SpaceX's Falcon Heavy Center Booster Lacked Ignition Fluid To Light Engines and Land On Platform (latimes.com)
An anonymous reader quotes a report from Los Angeles Times: The center core booster of SpaceX's Falcon Heavy didn't land on a floating sea platform as intended during last week's first test flight because it ran out of ignition fluid, company Chief Executive Elon Musk said Monday. Musk took to Twitter on Monday morning to give a few more updates on the Falcon Heavy's first flight. After liftoff, the rocket's two side boosters touched down simultaneously on land, eliciting cheers and applause from the crowd of SpaceX employees gathered in the company's Hawthorne headquarters, as seen on the launch livestream. Those two boosters, which were used in previous launches of SpaceX's workhorse Falcon 9 rocket, will not be reused again, Musk said in a post-launch news conference last week. But the center core booster ended up hitting the Atlantic Ocean at 300 mph and about 328 feet from the floating platform where it was supposed to land. Musk said Monday that there wasn't enough ignition fluid to light the outer two engines of the booster "after several three engine relights."

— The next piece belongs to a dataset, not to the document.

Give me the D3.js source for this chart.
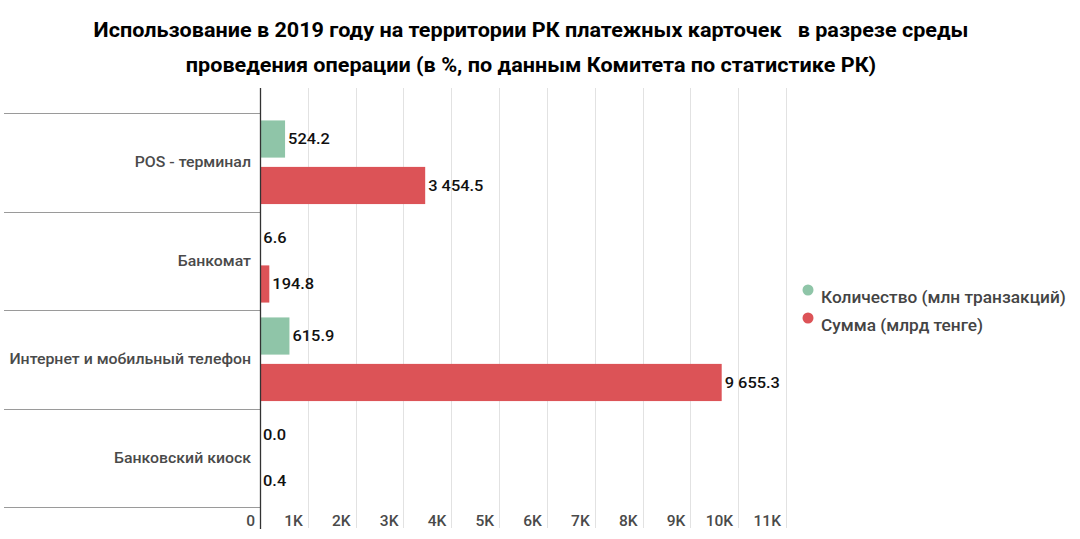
<!DOCTYPE html>
<html><head><meta charset="utf-8">
<script src="https://cdn.jsdelivr.net/npm/d3@7"></script>
<style>body{margin:0;background:#fff}svg{display:block;font-family:Roboto,"Noto Sans",sans-serif}</style>
</head><body><svg id="c" width="1080" height="539"></svg>
<script>
const titleLines = ["Использование в 2019 году на территории РК платежных карточек   в разрезе среды", "проведения операции (в %, по данным Комитета по статистике РК)"];
const categories = ["POS - терминал", "Банкомат", "Интернет и мобильный телефон", "Банковский киоск"];
const seriesNames = ["Количество (млн транзакций)", "Сумма (млрд тенге)"];
const countValues = [524.2, 6.6, 615.9, 0.0];
const sumValues = [3454.5, 194.8, 9655.3, 0.4];
const tickValues = [0, 1000, 2000, 3000, 4000, 5000, 6000, 7000, 8000, 9000, 10000, 11000];
const tickLabels = ["0", "1K", "2K", "3K", "4K", "5K", "6K", "7K", "8K", "9K", "10K", "11K"];
const colors = ["#8fc5a8", "#dc5357"];

const SX = 1.08; // horizontal text stretch seen in the reference
const svg = d3.select("#c");
const x = d3.scaleLinear().domain([0, 11000]).range([260, 786]);
const y = d3.scaleBand().domain(categories).range([113, 507]).paddingInner(0).paddingOuter(0);
const ySub = d3.scaleBand().domain([0, 1]).range([0, y.bandwidth()]).paddingInner(0.2).paddingOuter(0.16);
const loc = d3.formatLocale({decimal: ".", thousands: " ", grouping: [3], currency: ["", ""]});
const fmt = loc.format(",.1f");
const tr = (px, py) => `translate(${px},${py}) scale(${SX},1)`;

// title
svg.append("g").selectAll("text").data(titleLines).join("text")
  .attr("transform", (d, i) => tr(531, 37 + i * 35))
  .attr("text-anchor", "middle").attr("font-size", 20).attr("font-weight", 700)
  .attr("fill", "#000").style("white-space", "pre").text(d => d);

// gridlines
svg.append("g").selectAll("line").data(tickValues.slice(1)).join("line")
  .attr("x1", d => Math.round(x(d)) + 0.5).attr("x2", d => Math.round(x(d)) + 0.5).attr("y1", 88).attr("y2", 528)
  .attr("stroke", "#e2e2e2").attr("stroke-width", 1);

// category separators
const seps = categories.map(c => y(c)).concat([y.range()[1]]);
svg.append("g").selectAll("line").data(seps).join("line")
  .attr("x1", 4).attr("x2", 260).attr("y1", d => Math.round(d) + 0.5).attr("y2", d => Math.round(d) + 0.5)
  .attr("stroke", "#9a9a9a").attr("stroke-width", 1);

// bars
const series = [countValues, sumValues];
series.forEach((vals, si) => {
  const g = svg.append("g");
  g.selectAll("rect").data(vals).join("rect")
    .attr("x", x(0)).attr("y", (d, i) => y(categories[i]) + ySub(si))
    .attr("width", d => x(d) - x(0)).attr("height", ySub.bandwidth())
    .attr("fill", colors[si]);
  g.selectAll("text").data(vals).join("text")
    .attr("transform", (d, i) => tr(x(d) + 3, y(categories[i]) + ySub(si) + ySub.bandwidth() / 2))
    .attr("dy", "0.35em").attr("font-size", 15.2).attr("font-weight", 500).attr("fill", "#111")
    .text(d => fmt(d));
});

// axis line
svg.append("line").attr("x1", 260.5).attr("x2", 260.5).attr("y1", 88).attr("y2", 529)
  .attr("stroke", "#333").attr("stroke-width", 1.3);

// category labels
svg.append("g").selectAll("text").data(categories).join("text")
  .attr("transform", d => tr(251, y(d) + y.bandwidth() / 2)).attr("dy", "0.35em")
  .attr("text-anchor", "end").attr("font-size", 14.7).attr("font-weight", 500).attr("fill", "#4a4a4a")
  .text(d => d);

// tick labels
svg.append("g").selectAll("text").data(tickValues).join("text")
  .attr("transform", d => tr(x(d) - 5, 526))
  .attr("text-anchor", "end").attr("font-size", 14.4).attr("font-weight", 500).attr("fill", "#4a4a4a")
  .text((d, i) => tickLabels[i]);

// legend
const lg = svg.append("g");
seriesNames.forEach((n, i) => {
  lg.append("circle").attr("cx", 808).attr("cy", 290 + i * 28).attr("r", 5.5).attr("fill", colors[i]);
  lg.append("text").attr("transform", tr(821, 303 + i * 28)).attr("font-size", 16).attr("font-weight", 500)
    .attr("fill", "#444").text(n);
});
</script></body></html>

Not sure the point you are trying to make here... It was a test flight. The first time they have had to slow down a booster from this sort of burn, with the longest set of three engine burns so far.

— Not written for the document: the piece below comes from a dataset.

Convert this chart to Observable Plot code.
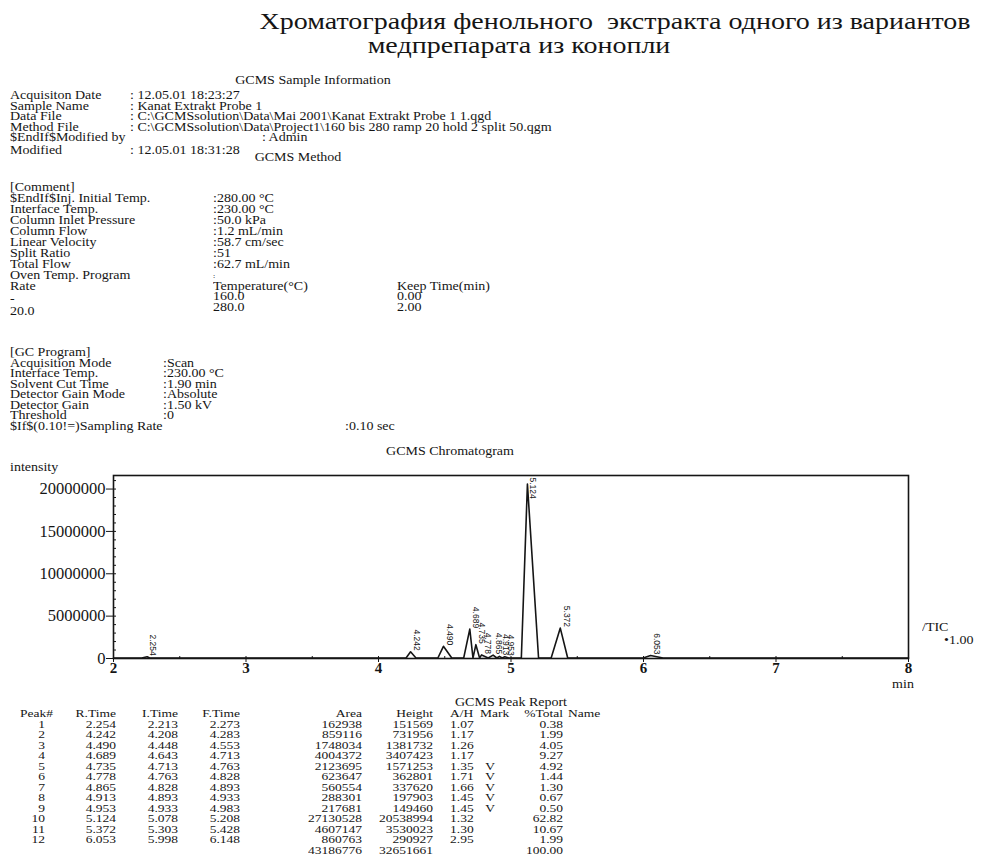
<!DOCTYPE html>
<html><head><meta charset="utf-8">
<script src="https://cdn.jsdelivr.net/npm/d3@7"></script>
<script src="https://cdn.jsdelivr.net/npm/@observablehq/plot@0.6"></script>
<style>
body{margin:0;background:#fff;}
#page{position:relative;width:982px;height:865px;overflow:hidden;font-family:"Liberation Serif","Times New Roman",serif;color:#151515;}
.t{position:absolute;white-space:pre;font-size:14px;line-height:12px;height:12px;transform:scaleY(0.82);transform-origin:50% 50%;}
#chart{position:absolute;left:0;top:440px;}
</style></head><body><div id="page"></div>
<script>
// ---------- data ----------
const titleLines = ["Хроматография фенольного  экстракта одного из вариантов", "медпрепарата из конопли"];
const sampleInfoLabels = ["Acquisiton Date", "Sample Name", "Data File", "Method File", "$EndIf$Modified by", "Modified"];
const sampleInfoValues = [": 12.05.01 18:23:27", ": Kanat Extrakt Probe 1", ": C:\\GCMSsolution\\Data\\Mai 2001\\Kanat Extrakt Probe 1 1.qgd", ": C:\\GCMSsolution\\Data\\Project1\\160 bis 280 ramp 20 hold 2 split 50.qgm", "", ": 12.05.01 18:31:28"];
const modifiedBy = ": Admin";
const methodLabels = ["[Comment]", "$EndIf$Inj. Initial Temp.", "Interface Temp.", "Column Inlet Pressure", "Column Flow", "Linear Velocity", "Split Ratio", "Total Flow", "Oven Temp. Program", "Rate", "-", "20.0"];
const methodValues = ["", ":280.00 °C", ":230.00 °C", ":50.0 kPa", ":1.2 mL/min", ":58.7 cm/sec", ":51", ":62.7 mL/min", ":"];
const ovenTemps = ["Temperature(°C)", "160.0", "280.0"];
const ovenKeep = ["Keep Time(min)", "0.00", "2.00"];
const gcLabels = ["[GC Program]", "Acquisition Mode", "Interface Temp.", "Solvent Cut Time", "Detector Gain Mode", "Detector Gain", "Threshold", "$If$(0.10!=)Sampling Rate"];
const gcValues = ["", ":Scan", ":230.00 °C", ":1.90 min", ":Absolute", ":1.50 kV", ":0"];
const samplingRate = ":0.10 sec";

// peak report
const peakNo   = [1, 2, 3, 4, 5, 6, 7, 8, 9, 10, 11, 12];
const rTime    = [2.254, 4.242, 4.490, 4.689, 4.735, 4.778, 4.865, 4.913, 4.953, 5.124, 5.372, 6.053];
const iTime    = [2.213, 4.208, 4.448, 4.643, 4.713, 4.763, 4.828, 4.893, 4.933, 5.078, 5.303, 5.998];
const fTime    = [2.273, 4.283, 4.553, 4.713, 4.763, 4.828, 4.893, 4.933, 4.983, 5.208, 5.428, 6.148];
const area     = [162938, 859116, 1748034, 4004372, 2123695, 623647, 560554, 288301, 217681, 27130528, 4607147, 860763];
const heights  = [151569, 731956, 1381732, 3407423, 1571253, 362801, 337620, 197903, 149460, 20538994, 3530023, 290927];
const ahRatio  = ["1.07", "1.17", "1.26", "1.17", "1.35", "1.71", "1.66", "1.45", "1.45", "1.32", "1.30", "2.95"];
const marks    = ["", "", "", "", "V", "V", "V", "V", "V", "", "", ""];
const pctTotal = ["0.38", "1.99", "4.05", "9.27", "4.92", "1.44", "1.30", "0.67", "0.50", "62.82", "10.67", "1.99"];
const totalArea = 43186776, totalHeight = 32651661, totalPct = "100.00";

// chromatogram axes
const xTicks = [2, 3, 4, 5, 6, 7, 8];
const yTicks = [0, 5000000, 10000000, 15000000, 20000000];
const baselineLevel = 60000;

// ---------- layout helpers ----------
const page = document.getElementById("page");
function put(text, x, y, opts = {}) {
  const d = document.createElement("div");
  d.className = "t";
  d.textContent = text;
  const lh = opts.lh || 12;
  d.style.lineHeight = lh + "px";
  d.style.height = lh + "px";
  if (opts.fs) d.style.fontSize = opts.fs + "px";
  if (opts.sy) d.style.transform = "scaleY(" + opts.sy + ")";
  d.style.top = (y - lh / 2) + "px";
  if (opts.align === "right") { d.style.right = (982 - x) + "px"; d.style.textAlign = "right"; }
  else if (opts.align === "center") { d.style.left = (x - 400) + "px"; d.style.width = "800px"; d.style.textAlign = "center"; }
  else d.style.left = x + "px";
  page.appendChild(d);
  return d;
}

// title
put(titleLines[0], 615, 22, {align: "center", fs: 28, lh: 26, sy: 0.8});
put(titleLines[1], 519, 46, {align: "center", fs: 28, lh: 26, sy: 0.8});

// sample info
put("GCMS Sample Information", 313, 81, {align: "center"});
const infoY = [96, 106.5, 117, 127.5, 138, 151];
sampleInfoLabels.forEach((s, i) => put(s, 10, infoY[i]));
sampleInfoValues.forEach((s, i) => s && put(s, 130, infoY[i]));
put(modifiedBy, 262, infoY[4]);

// method
put("GCMS Method", 298, 158, {align: "center"});
const mY0 = 188, mStep = 11;
methodLabels.forEach((s, i) => put(s, 10, mY0 + i * mStep + (i >= 10 ? (i - 9) * 1.5 : 0)));
methodValues.forEach((s, i) => {
  if (!s) return;
  if (i === 8) put(s, 213, 275.5, {lh: 4, fs: 8});
  else put(s, 213, mY0 + i * mStep);
});
ovenTemps.forEach((s, i) => put(s, 213, 286.5 + i * 10.5));
ovenKeep.forEach((s, i) => put(s, 397, 286.5 + i * 10.5));

// GC program
const gY0 = 353, gStep = 10.5;
gcLabels.forEach((s, i) => put(s, 10, gY0 + i * gStep));
gcValues.forEach((s, i) => s && put(s, 163, gY0 + i * gStep));
put(samplingRate, 345, gY0 + 7 * gStep);

// chromatogram header
put("GCMS Chromatogram", 450, 452, {align: "center"});
put("intensity", 10, 468);
put("min", 903, 685, {align: "center"});
put("/TIC", 922, 628);
put("•1.00", 944, 641);

// ---------- chromatogram ----------
const peaks = rTime.map((r, i) => ({r, i0: iTime[i], f: fTime[i], h: heights[i]}));
const trace = [{t: 2, v: baselineLevel}];
peaks.forEach(p => {
  trace.push({t: p.i0, v: baselineLevel}, {t: p.r, v: p.h + baselineLevel}, {t: p.f, v: baselineLevel});
});
trace.push({t: 8, v: baselineLevel});

const minorY = d3.range(0, 21000001, 1000000);
const minorX = d3.range(2, 8.01, 0.5);

const chart = Plot.plot({
  width: 982, height: 250,
  marginLeft: 113, marginRight: 74, marginTop: 35, marginBottom: 32,
  style: {fontFamily: '"Liberation Serif", serif', fontSize: "15px", color: "#151515", background: "transparent"},
  x: {domain: [2, 8], label: null},
  y: {domain: [0, 21600000], label: null},
  marks: [
    Plot.axisY(minorY, {tickSize: -3, text: null, label: null}),
    Plot.axisX(minorX, {tickSize: -2, text: null, label: null}),
    Plot.axisY(yTicks, {tickSize: 7, tickPadding: 1, tickFormat: d => String(d), label: null, fontSize: 16.5}),
    Plot.axisX(xTicks, {tickSize: 4, tickPadding: 0, tickFormat: d => String(d), label: null, fontSize: 15, fontWeight: "bold"}),
    Plot.line(trace, {x: "t", y: "v", stroke: "#151515", strokeWidth: 1.6}),
    Plot.frame({stroke: "#151515", strokeWidth: 1.6}),
    Plot.text(peaks.filter(p => p.h < 15000000), {x: "r", y: d => d.h + baselineLevel, text: d => d.r.toFixed(3), rotate: 90, textAnchor: "end", dx: 6, dy: -1, fontSize: 8.5, fontFamily: '"Liberation Sans", sans-serif'}),
    Plot.text(peaks.filter(p => p.h >= 15000000), {x: "r", frameAnchor: "top", text: d => d.r.toFixed(3), rotate: 90, textAnchor: "start", dx: 9, dy: 2, fontSize: 8.5, fontFamily: '"Liberation Sans", sans-serif'})
  ]
});
chart.id = "chart";
page.appendChild(chart);

// ---------- peak report ----------
const rowY0 = 714, rowStep = 10.5, tfs = 13.5;
put("GCMS Peak Report", 511, 703, {align: "center", fs: 14});
function col(header, values, x, align, extra) {
  const lines = [header].concat(values.map(String));
  if (extra !== undefined) lines.push(String(extra));
  lines.forEach((s, i) => s !== "" && put(s, x, rowY0 + i * rowStep, {align, fs: tfs}));
}
col("Peak#", [], 20);
col("", peakNo, 45, "right");
col("R.Time", rTime.map(v => v.toFixed(3)), 116, "right");
col("I.Time", iTime.map(v => v.toFixed(3)), 178, "right");
col("F.Time", fTime.map(v => v.toFixed(3)), 240, "right");
col("Area", area, 362, "right", totalArea);
col("Height", heights, 433, "right", totalHeight);
col("A/H", ahRatio, 450);
col("Mark", [], 480);
col("", marks, 490, "center");
col("%Total", pctTotal, 563, "right", totalPct);
col("Name", [], 568);
</script></body></html>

Turns out the current build doesn't have enough igniter fluid. But they captured that data, and can now correct for it.
It is exactly the same thing that happened with the early test landings of the Falcon 9 boosters, where they weren't sure how much hydraulic fluid they would need. Now they know, and now they land the Falcon 9 boosters with an incredible success rate.

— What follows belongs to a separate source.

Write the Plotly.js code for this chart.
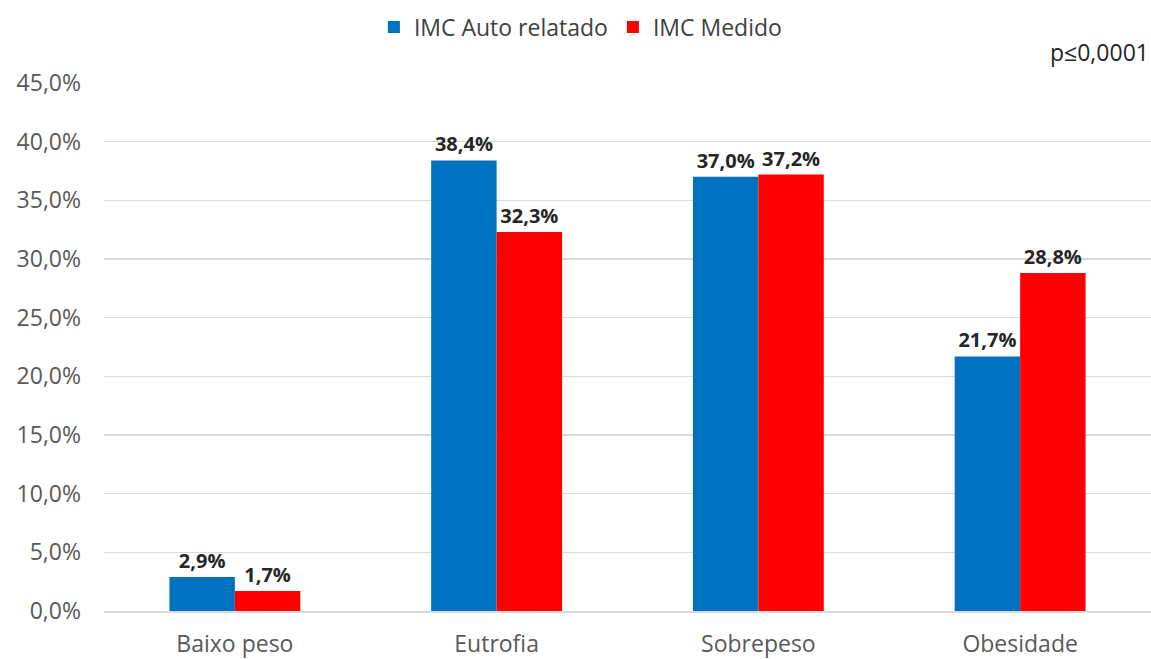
<!DOCTYPE html>
<html>
<head>
<meta charset="utf-8">
<script src="https://cdn.plot.ly/plotly-3.0.1.min.js"></script>
<style>html,body{margin:0;padding:0;background:#fff;}#chart{width:1151px;height:659px;}</style>
</head>
<body>
<div id="chart"></div>
<script>
const categories = ["Baixo peso", "Eutrofia", "Sobrepeso", "Obesidade"];
const seriesNames = ["IMC Auto relatado", "IMC Medido"];
const autoRelatado = [0.029, 0.384, 0.370, 0.217];
const medido = [0.017, 0.323, 0.372, 0.288];
const annotationText = "p≤0,0001";

const fontFam = "'Open Sans', 'Noto Sans', sans-serif";
const traces = [
  {type: "bar", name: seriesNames[0], x: categories, y: autoRelatado,
   marker: {color: "#0070C0"}, texttemplate: "<b>%{y:.1%}</b>", textposition: "outside",
   textfont: {family: fontFam, size: 20, color: "#262626"}, cliponaxis: false},
  {type: "bar", name: seriesNames[1], x: categories, y: medido,
   marker: {color: "#FF0000"}, texttemplate: "<b>%{y:.1%}</b>", textposition: "outside",
   textfont: {family: fontFam, size: 20, color: "#262626"}, cliponaxis: false}
];
const layout = {
  width: 1151, height: 659,
  margin: {l: 104, r: 0, t: 83, b: 48},
  separators: ",.",
  font: {family: fontFam, size: 23, color: "#595959"},
  barmode: "group", bargap: 0.5, bargroupgap: 0,
  paper_bgcolor: "#fff", plot_bgcolor: "#fff",
  xaxis: {showgrid: false, showline: true, linecolor: "#d9d9d9", linewidth: 1.5, ticks: "",
          tickfont: {size: 23, color: "#595959"}, ticklabelstandoff: 12},
  yaxis: {range: [0, 0.45], dtick: 0.05, tickformat: ".1%", gridcolor: "#d9d9d9", gridwidth: 1.5,
          zeroline: false, showline: false, ticks: "", ticklen: 0, ticklabelstandoff: 22,
          tickfont: {size: 23, color: "#595959"}, automargin: false},
  showlegend: true,
  legend: {orientation: "h", x: 0.455, xanchor: "center", y: 1.106, yanchor: "middle",
           font: {size: 23, color: "#404040"}, traceorder: "normal"},
  annotations: [{text: annotationText, xref: "paper", yref: "paper", x: 1.0, xanchor: "right",
                 y: 1.059, yanchor: "middle", showarrow: false,
                 font: {size: 23, color: "#262626"}}]
};
Plotly.newPlot("chart", traces, layout, {displayModeBar: false, staticPlot: true});
</script>
</body>
</html>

They can't just calculate exactly how much they need of these things, because the atmosphere adds a highly dynamic variable. They can take a very educated guess, but as the landing is automated and corrects for a wide variety of conditions, this is one of those "we have to do it to see... and we might not even get it right the second... or third... or fourth time."
FFS, America, USE METRIC !
The ignition fluid in question is TEA-TEB https://en.wikipedia.org/wiki/Triethylborane#Rocket, a mixture of triethylborane and triethylaluminium. This is a common ignition fluid for rockets which burn RP-1 (rocket grade kerosene), since RP-1 is hard to ignite. The two are mixed because one of the two has really dependable ignition while the other one burns more cleanly. This sort of ignition system has been in use since the 1960s, but SpaceX is the first to use the TEA-TEB ignition system to ignite a rocket engine while the rocket engine is moving quickly *downwards* into the atmosphere. Experiments will sometimes work, and sometimes won't. They are obviously figuring out just how much TEA-TEB they need.
To save people video watching:
In the post-flight press conference, Musk said that the titanium grid fins are hard to manufacture and expensive and they currently don't have many, so he was very pleased to get these ones back. Also, the titanium grid fins are larger, and the side boosters need the bigger fins because the nose cone (rather than blunt end) reduces the effectiveness of the fins.
Quattuor res in hoc mundo sanctae sunt: libri, liberi, libertas et liberalitas.
The payload went into the wrong orbit. Don't forget that.
A fabulous, deep, funny book on rocket fuels and the crazed chemists that developed them is called "Ignition!", by John D. Clark and forward by Isaac Asimov. Example text:
"Recommended lab attire for working with this volatile compound: Running shoes."
Ignition! has been long out of print. Thankfully archive.org has a copy here: https://archive.org/details/ig...
The target orbit was one that went at least to Mars orbit. There were no requirements that it only go to Mars orbit. They burned to depletion to demonstrate the amount of second stage performance available after a 6 hour coast (that being a requirement of some defense launches).
Sure, but this is a TEST flight, so I would argue that it's more important to start with a smaller payload. That way you can work down from safe to probably safe and have less risk of losing the test vehicles.
Well, it's less risk to the test vehicle but the more your final configuration deviates from the current configuration the higher the risk of some unexpected side effects. When you can count the number of tests on one hand with fingers to spare it's better to fail on the first test and say that's what tests are for than fail on the second test and raise concerns that it has hidden flaws that might kill missions at random. Despite all that Elon Musk said to manage expectations they did not send a $100 million dollar rocket out there to blow up an equally expensive pad on a 50-50 or 2/3rds chance. They've extensively tested every component and subsystem they could find, simulated it a million times with computers and it would have passed with flying colors.
This is the final integration test, not the first test. The rest is that X factor, what haven't we taken into consideration. Are our assumptions, models and formulas flawed in some way. He can't really lose talking it down, if it blows up on the pad well space is hard. If it works, he's pulled off some amazing feat. So I'd want something very close to the production model flying, as long as the odds remain good you'll get your test data. And in that respect this was an entirely insignificant failure, they got telemetry on everything right up to the final impact. Making this part of the mission fail-safe wouldn't really have any big benefit. Just downsides in redesign, if this was what they thought was the right amount.